Like its cousin smallpox (search), the viral illness causes pus-filled sores, although it is not nearly as contagious or as fatal as smallpox. But because monkeypox has been less intensively studied than many other microbes, much uncertainty exists about how this exotic virus will behave in the United States.
Here are answers to what is known:
Q: What is the incubation period?
A: About 12 days.
Q: What are the symptoms?
A: It starts with fever, headache, body ache, chills, drenching sweat and sometimes a cough. This is followed one to 10 days later by a rash with pustules that eventually crust over. They can occur almost anywhere on the body, including the palms of hands and soles of feet.
Q: How dangerous is it?
A: In Africa, fatality rates range from 1 percent to 10 percent. In the current outbreak here, no one has died.
Q: Can it be prevented?
A: The smallpox vaccine is effective at stopping infection. Those who got vaccinated before smallpox shots were discontinued in the 1970s may still have at least partial protection.

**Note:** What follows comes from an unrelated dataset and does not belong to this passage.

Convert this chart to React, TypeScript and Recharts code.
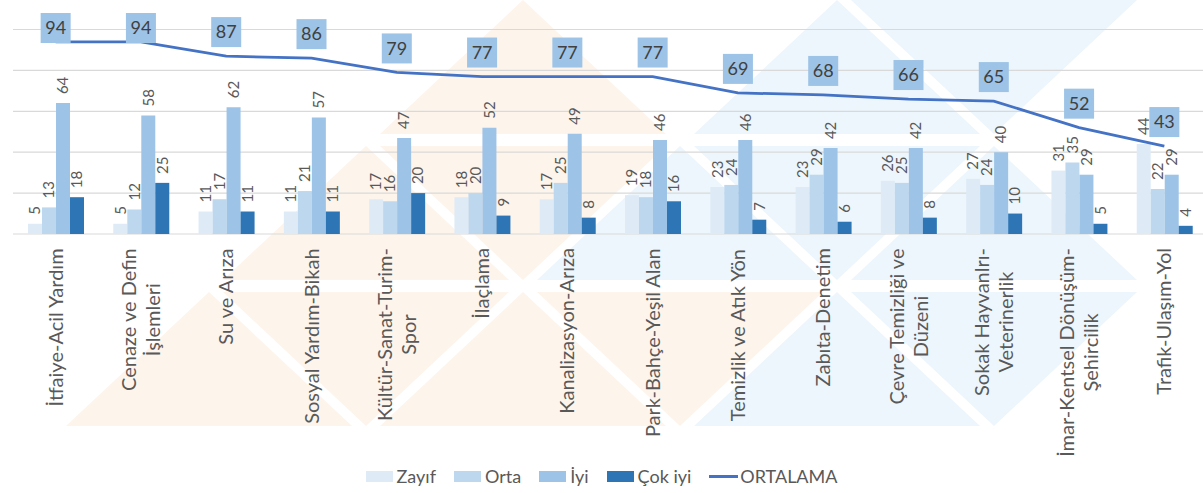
import { ComposedChart, Bar, Line, XAxis, YAxis, CartesianGrid, LabelList, Legend } from "recharts"

const categories = [
  "İtfaiye-Acil Yardım",
  "Cenaze ve Defin\nİşlemleri",
  "Su ve Arıza",
  "Sosyal Yardım-Bikah",
  "Kültür-Sanat-Turim-\nSpor",
  "İlaçlama",
  "Kanalizasyon-Arıza",
  "Park-Bahçe-Yeşil Alan",
  "Temizlik ve Atık Yön",
  "Zabıta-Denetim",
  "Çevre Temizliği ve\nDüzeni",
  "Sokak Hayvanlrı-\nVeterinerlik",
  "İmar-Kentsel Dönüşüm-\nŞehircilik",
  "Trafik-Ulaşım-Yol",
]
const zayif = [5, 5, 11, 11, 17, 18, 17, 19, 23, 23, 26, 27, 31, 44]
const orta = [13, 12, 17, 21, 16, 20, 25, 18, 24, 29, 25, 24, 35, 22]
const iyi = [64, 58, 62, 57, 47, 52, 49, 46, 46, 42, 42, 40, 29, 29]
const cokIyi = [18, 25, 11, 11, 20, 9, 8, 16, 7, 6, 8, 10, 5, 4]
const ortalama = [94, 94, 87, 86, 79, 77, 77, 77, 69, 68, 66, 65, 52, 43]
const yTicks = [0, 10, 20, 30, 40, 50, 60, 70, 80, 90, 100]

const data = categories.map((name, i) => ({
  name, zayif: zayif[i], orta: orta[i], iyi: iyi[i], cokIyi: cokIyi[i], ortalama: ortalama[i],
}))

const FONT = "Lato, 'Open Sans', sans-serif"
const TEXT = "#595959"
const C = { zayif: "#deebf7", orta: "#bdd7ee", iyi: "#9dc3e6", cokIyi: "#2e75b6", line: "#4472c4" }

// faint logo watermark behind the plot: [row, apex x, pointing up?, colour]
const WM_ORANGE = "#fdf4ec"
const WM_BLUE = "#edf6fc"
const watermark: [number, number, boolean, string][] = [
  [0, 523, true, WM_ORANGE], [0, 837, true, WM_BLUE], [0, 994, false, WM_BLUE],
  [1, 366, true, WM_ORANGE], [1, 523, false, WM_ORANGE], [1, 680, true, WM_BLUE], [1, 837, false, WM_BLUE], [1, 994, true, WM_BLUE],
  [2, 209, true, WM_ORANGE], [2, 366, false, WM_ORANGE], [2, 523, true, WM_ORANGE], [2, 680, false, WM_ORANGE],
  [2, 837, true, WM_BLUE], [2, 994, false, WM_BLUE],
]

function Watermark() {
  const rowH = 146, triH = 134, half = 143
  return (
    <svg width={1203} height={493} style={{ position: "absolute", left: 0, top: 0 }}>
      {watermark.map(([r, a, up, col], i) => {
        const t = r * rowH, b = t + triH
        const pts = up ? `${a},${t} ${a - half},${b} ${a + half},${b}` : `${a - half},${t} ${a + half},${t} ${a},${b}`
        return <polygon key={i} points={pts} fill={col} />
      })}
    </svg>
  )
}

const ctx = typeof document !== "undefined" ? document.createElement("canvas").getContext("2d") : null
const textWidth = (t: string, font: string) => {
  if (!ctx) return t.length * 9
  ctx.font = font
  return ctx.measureText(t).width
}

// rotated, wrapped category label; block top sits just under the axis
function CategoryTick({ x, y, payload }: any) {
  const lines = String(payload.value).split("\n")
  const w = Math.max(...lines.map((l) => textWidth(l, `20px ${FONT}`)))
  const lh = 24
  return (
    <g transform={`translate(${x},${y + w / 2}) rotate(-90)`}>
      <text textAnchor="middle" fill={TEXT} style={{ fontFamily: FONT, fontSize: 20 }}>
        {lines.map((l, i) => (
          <tspan key={i} x={0} y={(i - (lines.length - 1) / 2) * lh} dy="0.35em">{l}</tspan>
        ))}
      </text>
    </g>
  )
}

function BarValue({ x, y, width, value }: any) {
  return (
    <text transform={`translate(${x + width / 2},${y - 9}) rotate(-90)`} dy="0.35em" textAnchor="start"
      fill={TEXT} style={{ fontFamily: FONT, fontSize: 15 }}>
      {value}
    </text>
  )
}

function BoxValue({ x, y, value }: any) {
  const top = Math.max(13, y - 39)
  return (
    <g>
      <rect x={x - 15} y={top} width={30} height={30} fill={C.iyi} />
      <text x={x} y={top + 15} dy="0.35em" textAnchor="middle" fill="#404040"
        style={{ fontFamily: FONT, fontSize: 18 }}>
        {value}
      </text>
    </g>
  )
}

const legendItems = [
  { label: "Zayıf", color: C.zayif },
  { label: "Orta", color: C.orta },
  { label: "İyi", color: C.iyi },
  { label: "Çok iyi", color: C.cokIyi },
]

function ChartLegend() {
  return (
    <div style={{ display: "flex", justifyContent: "center", alignItems: "center", gap: 18,
      fontFamily: FONT, fontSize: 18, color: TEXT, lineHeight: "22px" }}>
      {legendItems.map((it) => (
        <span key={it.label} style={{ display: "flex", alignItems: "center", gap: 4 }}>
          <span style={{ width: 27, height: 11, background: it.color, display: "inline-block" }} />
          {it.label}
        </span>
      ))}
      <span style={{ display: "flex", alignItems: "center", gap: 2 }}>
        <span style={{ width: 29, height: 3, background: C.line, display: "inline-block" }} />
        ORTALAMA
      </span>
    </div>
  )
}

export default function App() {
  return (
    <div style={{ position: "absolute", left: 0, top: 0, width: 1203, height: 493, overflow: "hidden", background: "#fff" }}>
      <Watermark />
      <div style={{ position: "absolute", left: 0, top: 0 }}>
        <ComposedChart width={1215} height={493} data={data}
          margin={{ top: 29.5, right: 8, left: 13, bottom: 0 }} barGap={0}>
          <CartesianGrid vertical={false} stroke="#d9d9d9" strokeWidth={1.2} />
          <XAxis dataKey="name" interval={0} height={259} tickLine={false} axisLine={false}
            tickSize={0} tickMargin={14} tick={<CategoryTick />} />
          <YAxis hide domain={[0, 100]} ticks={yTicks} />
          <Legend verticalAlign="middle" align="center" wrapperStyle={{ top: 465, left: 0, width: 1203 }}
            content={() => <ChartLegend />} />
          <Bar dataKey="zayif" name="Zayıf" fill={C.zayif} barSize={14} isAnimationActive={false}>
            <LabelList dataKey="zayif" content={<BarValue />} />
          </Bar>
          <Bar dataKey="orta" name="Orta" fill={C.orta} barSize={14} isAnimationActive={false}>
            <LabelList dataKey="orta" content={<BarValue />} />
          </Bar>
          <Bar dataKey="iyi" name="İyi" fill={C.iyi} barSize={14} isAnimationActive={false}>
            <LabelList dataKey="iyi" content={<BarValue />} />
          </Bar>
          <Bar dataKey="cokIyi" name="Çok iyi" fill={C.cokIyi} barSize={14} isAnimationActive={false}>
            <LabelList dataKey="cokIyi" content={<BarValue />} />
          </Bar>
          <Line dataKey="ortalama" name="ORTALAMA" type="linear" stroke={C.line} strokeWidth={2.75}
            dot={false} activeDot={false} isAnimationActive={false}>
            <LabelList dataKey="ortalama" content={<BoxValue />} />
          </Line>
        </ComposedChart>
      </div>
    </div>
  )
}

Q: How do people catch it?
A: In the U.S. outbreak, victims have caught the virus through close contact with sick animals. Most handled the animals and were bitten or had breaks in their skin.
Q: Can I catch it from another person?
A: Yes, especially if they have sores. In Africa, close household contacts of infected people have about a 10 percent chance of catching monkeypox if they never received the smallpox vaccine. After being passed from person to person a few times, the virus typically stops spreading.
Q: What animals can be infected?
A: In Africa, squirrels are thought to be a common source of the virus. Rabbits and a variety of other rodents can also carry it, as well as apes and monkeys. The disease is called monkeypox because the virus was first identified in monkeys.
Q: How do I keep from catching it?
A: Avoid contact with prairie dogs or Gambian giant rats (search) that appear sick, especially if they are missing patches of fur, have rashes or have a discharge from their eyes or nose. Wash hands thoroughly after contact with these or any sick animals.
Q: What should I do with a sick prairie dog or Gambian giant rat?
A: Contact your local or state health department. Phone ahead first before taking animals to veterinarians so they can be prepared to receive them. Do not release the animals into the wild. The virus can persist in the environment, so thoroughly clean any place the animal has been, using bleach solution and latex gloves.